# Case Struck out/Case Dismissed in District Court: declared on garda vetting?



## gmarty (28 May 2012)

Hi all, if a persons case was struck out or if it was dismissed, does this have to be declared on garda vetting as technically one would not have a conviction. Im hearing one thing from one person and different from another and I am all confused! Has anyone experienced the process of garda vetting and disclosures? Thank you in advance.

thanks for all the help


----------



## Slim (29 May 2012)

Garda vetting will have record of all charges as well as convictions. Where case is dismissed, candidate should be able to make a case in writing to prospective employer about the circumstances.


----------



## Vanessa (5 Jun 2012)

The report received from Gardai will state that the person was never convicted of a crime ( or was as the case may be)
The Garda pulse will have record of a charge but that cannot be mentioned if vetted.
What may be coming down the line is what is called soft intelligence especially relating to child protection. A person may report seeing a man loitering near a kids playground. The Gardai are notified, arrived and take the mans name even though no offence was committed, If it is put on the PULSE system it will show that Joe Bloggs was seen loitering around a kids playground. What might not be recorded is that the man was waiting for his wife and child who had arranged to meet at the playgrond


----------



## Brooklyn (5 Jun 2012)

I have just recently seen a Garda vetting report which contained details of a charge which was struck out.


----------



## Vanessa (6 Jun 2012)

Brooklyn said:


> I have just recently seen a Garda vetting report which contained details of a charge which was struck out.


 

I stand corrected. This is disturbing as we are back to the "no smoke without fire" scenario. If an employer saw that what would their impression be


----------



## ajapale (6 Jun 2012)

This blog provides some interesting insights to the procedure.

http://aclatterofthelaw.com/tag/police-certificate-of-character/



> *Update (11 May 2010)*
> Fergal Mawe has an article in the May edition of the Law Society Gazette (pp.20-21 of [broken link removed]) about the Garda vetting procedure and potential breaches of rights.[T]he garda vetting form … refers to “a statement of all convictions and/or prosecutions, _successful or not_, pending or completed, in the state or elsewhere as the case may be”.
> 
> Say, for instance, if one were to be charged, prosecuted – but not  convicted – the Garda Vetting Unit would still inform the employer that  the applicant had been prosecuted, even if the outcome had been a not  guilty verdict.
> ...


----------



## Complainer (9 Jun 2012)

Would Garda vetting show up a person who had been appeared in the Revenue listings and Iris Ofiguil for being fined €1k to €5k for not submitting tax returns?


----------



## Time (21 Jun 2012)

If fined in court yes. Otherwise no.


----------



## Complainer (23 Jun 2012)

Time said:


> If fined in court yes. Otherwise no.



Am I right in thinking that most appearances on Revenue lists for non-filing of returns would NOT be fined in Court?


----------



## destroyed (25 Jan 2013)

I know from bitter experence that even after going to court and being found innocent that garda vetting will treat you as guilty and cause very long delays in any licencing application that requires garda vetting. So much for a persons good name as protected in the irish constution


----------



## WizardDr (27 Jan 2013)

It could be a constitutional issue if somebody who had a case dismissed and then found themselves in fact penalised - eg not getting a job - because of the disclosure.

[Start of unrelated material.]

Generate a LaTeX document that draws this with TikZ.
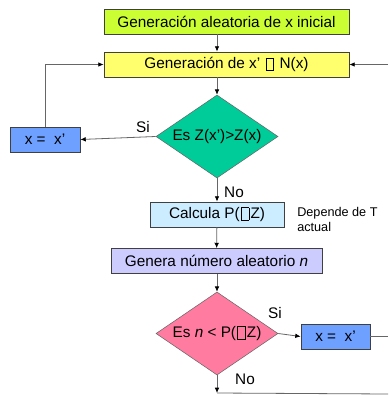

This would seem at face value to be a breach of Constitutional rights - to a livelyhood - and being deprived of that is a aserious matter.

Did you ever consider a judicial review?


----------



## ajapale (28 Jan 2013)

*To put it simply, if we are to live with a just  legal system based on  the presumption of innocence, an individual ought  not to be prejudiced  by prosecutions that did not lead to a criminal  conviction.

*Fergal Mawe in an article in the May edition of the Law Society Gazette (pp.20-21)


----------